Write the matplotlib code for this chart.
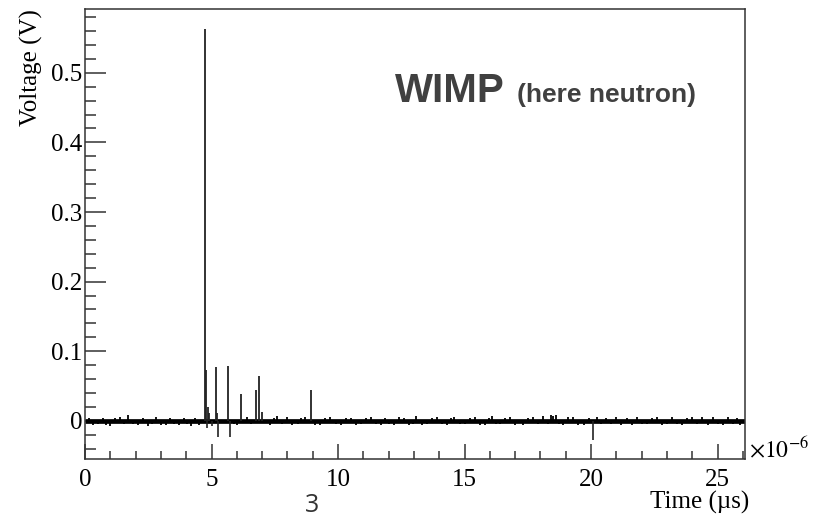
import matplotlib.pyplot as plt
from matplotlib.ticker import MultipleLocator

# pulse trace (time in us, voltage in V)
spike_t = [4.76, 4.80, 4.86, 4.92, 5.18, 5.22, 5.67, 6.18, 6.74, 6.88, 7.01, 8.95]
spike_v = [0.563, 0.073, 0.020, 0.012, 0.077, 0.012, 0.079, 0.038, 0.044, 0.064, 0.013, 0.044]

dip_t = [4.83, 5.00, 5.27, 5.75, 20.07]
dip_v = [-0.010, -0.008, -0.023, -0.023, -0.027]

# short baseline wiggles (upward and downward ticks)
noise_t = [0.15, 0.3, 0.5, 0.7, 0.85, 1.0, 1.2, 1.4, 1.55, 1.7, 1.9, 2.1, 2.3,
           2.5, 2.65, 2.8, 3.0, 3.2, 3.35, 3.5, 3.7, 3.9, 4.05, 4.2, 4.35, 4.5,
           5.9, 6.0, 6.4, 6.55, 7.3, 7.45, 7.6, 7.8, 8.0, 8.2, 8.4, 8.55, 8.7,
           9.1, 9.3, 9.5, 9.7, 9.9, 10.1, 10.3, 10.5, 10.7, 10.9, 11.1, 11.3,
           11.5, 11.7, 11.85, 12.0, 12.2, 12.4, 12.6, 12.8, 12.95, 13.1, 13.3,
           13.5, 13.7, 13.9, 14.1, 14.3, 14.45, 14.6, 14.8, 15.0, 15.2, 15.4,
           15.6, 15.8, 15.95, 16.1, 16.25, 16.4, 16.6, 16.8, 17.0, 17.3, 17.5,
           17.7, 17.9, 18.1, 18.3, 18.4, 18.5, 18.6, 18.75, 18.9, 19.1, 19.3,
           19.5, 19.7, 19.9, 20.25, 20.4, 20.6, 20.8, 21.0, 21.2, 21.4, 21.6,
           21.8, 22.0, 22.2, 22.4, 22.6, 22.8, 23.0, 23.2, 23.4, 23.6, 23.8,
           24.0, 24.2, 24.4, 24.6, 24.8, 25.0, 25.2, 25.4, 25.6, 25.75, 25.9]
noise_v = [0.004, -0.006, -0.005, 0.004, -0.006, -0.007, 0.004, 0.005, -0.005,
           0.008, -0.005, -0.006, 0.004, -0.007, -0.005, 0.005, -0.006, -0.006,
           0.004, -0.005, -0.006, 0.004, -0.005, -0.007, 0.004, -0.006,
           -0.005, -0.006, 0.006, -0.005, -0.006, 0.004, 0.007, -0.005, 0.006,
           -0.006, -0.005, 0.004, 0.005, -0.006, -0.006, 0.004, 0.005, -0.005,
           -0.006, 0.004, 0.004, -0.006, -0.005, 0.004, 0.006, -0.005, -0.006,
           0.004, -0.005, -0.006, 0.005, 0.004, -0.006, -0.005, 0.007, -0.006,
           -0.005, 0.004, 0.005, -0.005, -0.006, 0.004, 0.006, -0.005, -0.005,
           0.004, 0.005, -0.006, -0.006, 0.004, 0.007, -0.005, -0.005, 0.004,
           0.006, -0.006, -0.006, 0.004, 0.005, -0.005, 0.007, -0.005, 0.008,
           0.007, 0.008, -0.005, -0.006, 0.005, 0.005, -0.006, -0.006, 0.004,
           0.006, -0.005, 0.004, -0.005, 0.006, -0.006, 0.004, -0.006, 0.005,
           -0.005, -0.005, 0.004, 0.006, -0.006, -0.005, 0.005, -0.005, -0.006,
           0.004, 0.006, -0.005, 0.005, -0.006, 0.006, -0.005, -0.006, 0.005,
           -0.005, 0.004, -0.006]

plt.rcParams["mathtext.fontset"] = "stix"
serif = "Liberation Serif"

fig = plt.figure(figsize=(8.21, 5.23), dpi=100)
ax = fig.add_axes([0.1035, 0.122, 0.8045, 0.860])

# baseline band
ax.plot([0, 26.1], [0, 0], color="black", linewidth=3.4, solid_capstyle="butt")
ax.vlines(noise_t, 0, noise_v, color="black", linewidth=1.3)
ax.vlines(dip_t, 0, dip_v, color="#222222", linewidth=1.2)
ax.vlines(spike_t, 0, spike_v, color="#222222", linewidth=1.3)

ax.set_xlim(0, 26.1)
ax.set_ylim(-0.055, 0.591)

ax.xaxis.set_major_locator(MultipleLocator(5))
ax.xaxis.set_minor_locator(MultipleLocator(1))
ax.yaxis.set_major_locator(MultipleLocator(0.1))
ax.yaxis.set_minor_locator(MultipleLocator(0.02))
ax.yaxis.set_major_formatter(plt.FuncFormatter(lambda v, p: "0" if abs(v) < 1e-9 else f"{v:.1f}"))

ax.tick_params(axis="both", which="both", direction="in", top=False, right=False,
               color="#333333", width=1.1, labelsize=18)
ax.tick_params(axis="y", which="major", length=15, pad=2)
ax.tick_params(axis="y", which="minor", length=8)
ax.tick_params(axis="x", which="major", length=11, pad=7)
ax.tick_params(axis="x", which="minor", length=5.5)
for lab in ax.get_xticklabels() + ax.get_yticklabels():
    lab.set_fontfamily(serif)
for sp in ax.spines.values():
    sp.set_linewidth(1.1)
    sp.set_color("#333333")

ax.set_ylabel("Voltage (V)", fontsize=18, family=serif, loc="top", labelpad=6)
fig.text(0.912, 0.027, "Time (\u00b5s)", fontsize=18, family=serif, ha="right", va="baseline")
fig.text(0.912, 0.125, r"$\times10^{-6}$", fontsize=17, ha="left", va="baseline")

fig.text(0.481, 0.805, "WIMP", fontsize=29, fontweight="bold", family="Liberation Sans",
         color="#404040", ha="left", va="baseline")
fig.text(0.630, 0.805, "(here neutron)", fontsize=19, fontweight="bold", family="Liberation Sans",
         color="#404040", ha="left", va="baseline")
fig.text(0.380, 0.021, "3", fontsize=18, family="Open Sans", color="#333333",
         ha="center", va="baseline")

fig.savefig("out.png", dpi=100)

..........

EXERCISE DETAILS — Pictures are excluded: retype only the lines from the beginning of the listing above through the line with "dip_v = [-0.010, -0.008, -0.023, -0.023, -0.027]", both included.

TASK RESPONSE —
Write the matplotlib code for this chart.
import matplotlib.pyplot as plt
from matplotlib.ticker import MultipleLocator

# pulse trace (time in us, voltage in V)
spike_t = [4.76, 4.80, 4.86, 4.92, 5.18, 5.22, 5.67, 6.18, 6.74, 6.88, 7.01, 8.95]
spike_v = [0.563, 0.073, 0.020, 0.012, 0.077, 0.012, 0.079, 0.038, 0.044, 0.064, 0.013, 0.044]

dip_t = [4.83, 5.00, 5.27, 5.75, 20.07]
dip_v = [-0.010, -0.008, -0.023, -0.023, -0.027]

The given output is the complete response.